The exercise ▸ Go through the data and copy every line exactly, but not the images.

[START Stored data]

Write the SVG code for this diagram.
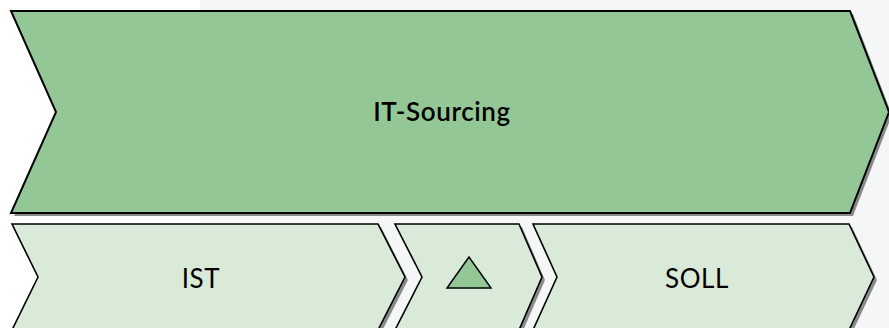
<svg xmlns="http://www.w3.org/2000/svg" width="889" height="328" viewBox="0 0 889 328">
<defs>
<style>
.shadow{fill:#8a8a8a;stroke:none}
.big{fill:#93c796;stroke:#000;stroke-width:2;stroke-linejoin:miter}
.small{fill:#d9ead9;stroke:#000;stroke-width:1.6;stroke-linejoin:miter}
.lbl{font-family:Lato,"Open Sans","Liberation Sans",sans-serif;fill:#000;text-anchor:middle;letter-spacing:0.6px}
</style>
</defs>
<rect width="889" height="328" fill="#ffffff"/>
<rect x="200" y="0" width="689" height="328" fill="#f5f6f6"/>
<g id="it-sourcing">
<polygon class="shadow" points="14,14 853,14 892,115 853,216 14,216 59,115"/>
<polygon class="big" points="11,11 850,11 889,112 850,213 11,213 56,112"/>
<text class="lbl" x="442" y="121" font-size="26" font-weight="600">IT-Sourcing</text>
</g>
<g id="ist">
<polygon class="shadow" points="15,227 381,227 408,280 381,333 15,333 41,280"/>
<polygon class="small" points="12,224 378,224 405,277 378,330 12,330 38,277"/>
<text class="lbl" x="201" y="288" font-size="26">IST</text>
</g>
<g id="delta">
<polygon class="shadow" points="398,227 522,227 545,280 522,333 398,333 425,280"/>
<polygon class="small" points="395,224 519,224 542,277 519,330 395,330 422,277"/>
<polygon points="469,257 447,288 491,288" fill="#93c796" stroke="#000" stroke-width="1.5" stroke-linejoin="miter"/>
</g>
<g id="soll">
<polygon class="shadow" points="536,227 852,227 877,280 852,333 536,333 560,280"/>
<polygon class="small" points="533,224 849,224 874,277 849,330 533,330 557,277"/>
<text class="lbl" x="697" y="288" font-size="26">SOLL</text>
</g>
<g id="connectors"/>
</svg>
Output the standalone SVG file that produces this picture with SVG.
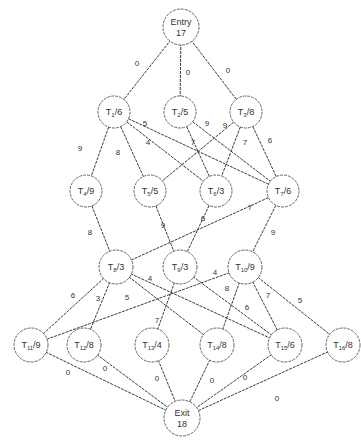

[END Stored data]

Exercise output ▸
Write the SVG code for this diagram.
<svg xmlns="http://www.w3.org/2000/svg" width="889" height="328" viewBox="0 0 889 328">
<defs>
<style>
.shadow{fill:#8a8a8a;stroke:none}
.big{fill:#93c796;stroke:#000;stroke-width:2;stroke-linejoin:miter}
.small{fill:#d9ead9;stroke:#000;stroke-width:1.6;stroke-linejoin:miter}
.lbl{font-family:Lato,"Open Sans","Liberation Sans",sans-serif;fill:#000;text-anchor:middle;letter-spacing:0.6px}
</style>
</defs>
<rect width="889" height="328" fill="#ffffff"/>
<rect x="200" y="0" width="689" height="328" fill="#f5f6f6"/>
<g id="it-sourcing">
<polygon class="shadow" points="14,14 853,14 892,115 853,216 14,216 59,115"/>
<polygon class="big" points="11,11 850,11 889,112 850,213 11,213 56,112"/>
<text class="lbl" x="442" y="121" font-size="26" font-weight="600">IT-Sourcing</text>
</g>
<g id="ist">
<polygon class="shadow" points="15,227 381,227 408,280 381,333 15,333 41,280"/>
<polygon class="small" points="12,224 378,224 405,277 378,330 12,330 38,277"/>
<text class="lbl" x="201" y="288" font-size="26">IST</text>
</g>
<g id="delta">
<polygon class="shadow" points="398,227 522,227 545,280 522,333 398,333 425,280"/>
<polygon class="small" points="395,224 519,224 542,277 519,330 395,330 422,277"/>
<polygon points="469,257 447,288 491,288" fill="#93c796" stroke="#000" stroke-width="1.5" stroke-linejoin="miter"/>
</g>
<g id="soll">
<polygon class="shadow" points="536,227 852,227 877,280 852,333 536,333 560,280"/>
<polygon class="small" points="533,224 849,224 874,277 849,330 533,330 557,277"/>
<text class="lbl" x="697" y="288" font-size="26">SOLL</text>
</g>
<g id="connectors"/>
</svg>
Output the standalone SVG file that produces this picture with SVG.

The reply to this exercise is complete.